Read the data and repeat all of it exactly.

Data provided
※
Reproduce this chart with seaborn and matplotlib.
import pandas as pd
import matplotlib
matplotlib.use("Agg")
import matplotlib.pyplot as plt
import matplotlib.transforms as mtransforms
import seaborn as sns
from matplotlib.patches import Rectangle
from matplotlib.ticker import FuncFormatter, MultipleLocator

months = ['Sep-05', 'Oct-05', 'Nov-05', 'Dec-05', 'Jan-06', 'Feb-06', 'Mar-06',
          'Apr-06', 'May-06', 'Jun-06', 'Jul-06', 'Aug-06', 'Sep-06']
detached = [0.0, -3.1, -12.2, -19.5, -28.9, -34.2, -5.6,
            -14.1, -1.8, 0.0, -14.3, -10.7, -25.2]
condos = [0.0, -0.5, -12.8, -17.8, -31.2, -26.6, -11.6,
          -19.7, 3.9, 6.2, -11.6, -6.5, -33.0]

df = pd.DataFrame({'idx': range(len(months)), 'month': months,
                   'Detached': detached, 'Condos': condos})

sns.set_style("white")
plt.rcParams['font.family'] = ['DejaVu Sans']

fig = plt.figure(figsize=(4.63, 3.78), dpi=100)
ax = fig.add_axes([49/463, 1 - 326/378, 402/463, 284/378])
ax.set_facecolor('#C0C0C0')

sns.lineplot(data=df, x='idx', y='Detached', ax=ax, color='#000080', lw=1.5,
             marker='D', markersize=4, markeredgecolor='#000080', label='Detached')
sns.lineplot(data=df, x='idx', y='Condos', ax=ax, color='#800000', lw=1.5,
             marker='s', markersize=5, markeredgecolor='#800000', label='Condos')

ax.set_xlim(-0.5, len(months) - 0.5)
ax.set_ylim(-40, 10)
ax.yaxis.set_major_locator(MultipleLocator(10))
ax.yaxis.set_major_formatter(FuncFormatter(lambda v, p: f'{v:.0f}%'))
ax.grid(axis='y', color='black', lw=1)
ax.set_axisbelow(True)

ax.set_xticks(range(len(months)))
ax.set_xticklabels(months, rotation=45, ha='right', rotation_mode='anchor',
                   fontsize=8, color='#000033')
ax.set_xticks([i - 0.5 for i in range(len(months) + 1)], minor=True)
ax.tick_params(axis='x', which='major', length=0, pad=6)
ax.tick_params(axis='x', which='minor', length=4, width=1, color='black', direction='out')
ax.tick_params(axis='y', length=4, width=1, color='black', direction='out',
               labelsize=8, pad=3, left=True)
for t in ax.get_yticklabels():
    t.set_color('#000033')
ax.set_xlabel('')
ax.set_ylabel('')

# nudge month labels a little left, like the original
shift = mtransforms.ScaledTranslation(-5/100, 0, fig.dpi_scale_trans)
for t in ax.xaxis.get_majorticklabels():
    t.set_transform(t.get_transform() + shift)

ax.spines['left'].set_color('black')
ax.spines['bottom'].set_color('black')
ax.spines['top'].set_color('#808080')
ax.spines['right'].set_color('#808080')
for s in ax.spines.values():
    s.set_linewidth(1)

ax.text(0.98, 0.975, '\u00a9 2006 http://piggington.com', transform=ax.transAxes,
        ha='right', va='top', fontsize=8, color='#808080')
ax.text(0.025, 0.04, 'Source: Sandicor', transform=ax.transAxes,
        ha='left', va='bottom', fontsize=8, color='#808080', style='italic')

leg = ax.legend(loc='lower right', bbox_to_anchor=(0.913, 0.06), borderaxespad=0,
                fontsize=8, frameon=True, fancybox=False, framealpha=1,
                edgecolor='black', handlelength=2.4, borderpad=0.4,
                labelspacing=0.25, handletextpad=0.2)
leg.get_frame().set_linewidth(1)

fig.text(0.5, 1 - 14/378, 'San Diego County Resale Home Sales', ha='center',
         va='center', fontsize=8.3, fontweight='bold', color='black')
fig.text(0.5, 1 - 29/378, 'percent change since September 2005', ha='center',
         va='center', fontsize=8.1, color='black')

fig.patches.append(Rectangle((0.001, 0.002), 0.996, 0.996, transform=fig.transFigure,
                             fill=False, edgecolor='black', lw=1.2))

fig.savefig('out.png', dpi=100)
※
Solution for this problem
Reproduce this chart with seaborn and matplotlib.
import pandas as pd
import matplotlib
matplotlib.use("Agg")
import matplotlib.pyplot as plt
import matplotlib.transforms as mtransforms
import seaborn as sns
from matplotlib.patches import Rectangle
from matplotlib.ticker import FuncFormatter, MultipleLocator

months = ['Sep-05', 'Oct-05', 'Nov-05', 'Dec-05', 'Jan-06', 'Feb-06', 'Mar-06',
          'Apr-06', 'May-06', 'Jun-06', 'Jul-06', 'Aug-06', 'Sep-06']
detached = [0.0, -3.1, -12.2, -19.5, -28.9, -34.2, -5.6,
            -14.1, -1.8, 0.0, -14.3, -10.7, -25.2]
condos = [0.0, -0.5, -12.8, -17.8, -31.2, -26.6, -11.6,
          -19.7, 3.9, 6.2, -11.6, -6.5, -33.0]

df = pd.DataFrame({'idx': range(len(months)), 'month': months,
                   'Detached': detached, 'Condos': condos})

sns.set_style("white")
plt.rcParams['font.family'] = ['DejaVu Sans']

fig = plt.figure(figsize=(4.63, 3.78), dpi=100)
ax = fig.add_axes([49/463, 1 - 326/378, 402/463, 284/378])
ax.set_facecolor('#C0C0C0')

sns.lineplot(data=df, x='idx', y='Detached', ax=ax, color='#000080', lw=1.5,
             marker='D', markersize=4, markeredgecolor='#000080', label='Detached')
sns.lineplot(data=df, x='idx', y='Condos', ax=ax, color='#800000', lw=1.5,
             marker='s', markersize=5, markeredgecolor='#800000', label='Condos')

ax.set_xlim(-0.5, len(months) - 0.5)
ax.set_ylim(-40, 10)
ax.yaxis.set_major_locator(MultipleLocator(10))
ax.yaxis.set_major_formatter(FuncFormatter(lambda v, p: f'{v:.0f}%'))
ax.grid(axis='y', color='black', lw=1)
ax.set_axisbelow(True)

ax.set_xticks(range(len(months)))
ax.set_xticklabels(months, rotation=45, ha='right', rotation_mode='anchor',
                   fontsize=8, color='#000033')
ax.set_xticks([i - 0.5 for i in range(len(months) + 1)], minor=True)
ax.tick_params(axis='x', which='major', length=0, pad=6)
ax.tick_params(axis='x', which='minor', length=4, width=1, color='black', direction='out')
ax.tick_params(axis='y', length=4, width=1, color='black', direction='out',
               labelsize=8, pad=3, left=True)
for t in ax.get_yticklabels():
    t.set_color('#000033')
ax.set_xlabel('')
ax.set_ylabel('')

# nudge month labels a little left, like the original
shift = mtransforms.ScaledTranslation(-5/100, 0, fig.dpi_scale_trans)
for t in ax.xaxis.get_majorticklabels():
    t.set_transform(t.get_transform() + shift)

ax.spines['left'].set_color('black')
ax.spines['bottom'].set_color('black')
ax.spines['top'].set_color('#808080')
ax.spines['right'].set_color('#808080')
for s in ax.spines.values():
    s.set_linewidth(1)

ax.text(0.98, 0.975, '\u00a9 2006 http://piggington.com', transform=ax.transAxes,
        ha='right', va='top', fontsize=8, color='#808080')
ax.text(0.025, 0.04, 'Source: Sandicor', transform=ax.transAxes,
        ha='left', va='bottom', fontsize=8, color='#808080', style='italic')

leg = ax.legend(loc='lower right', bbox_to_anchor=(0.913, 0.06), borderaxespad=0,
                fontsize=8, frameon=True, fancybox=False, framealpha=1,
                edgecolor='black', handlelength=2.4, borderpad=0.4,
                labelspacing=0.25, handletextpad=0.2)
leg.get_frame().set_linewidth(1)

fig.text(0.5, 1 - 14/378, 'San Diego County Resale Home Sales', ha='center',
         va='center', fontsize=8.3, fontweight='bold', color='black')
fig.text(0.5, 1 - 29/378, 'percent change since September 2005', ha='center',
         va='center', fontsize=8.1, color='black')

fig.patches.append(Rectangle((0.001, 0.002), 0.996, 0.996, transform=fig.transFigure,
                             fill=False, edgecolor='black', lw=1.2))

fig.savefig('out.png', dpi=100)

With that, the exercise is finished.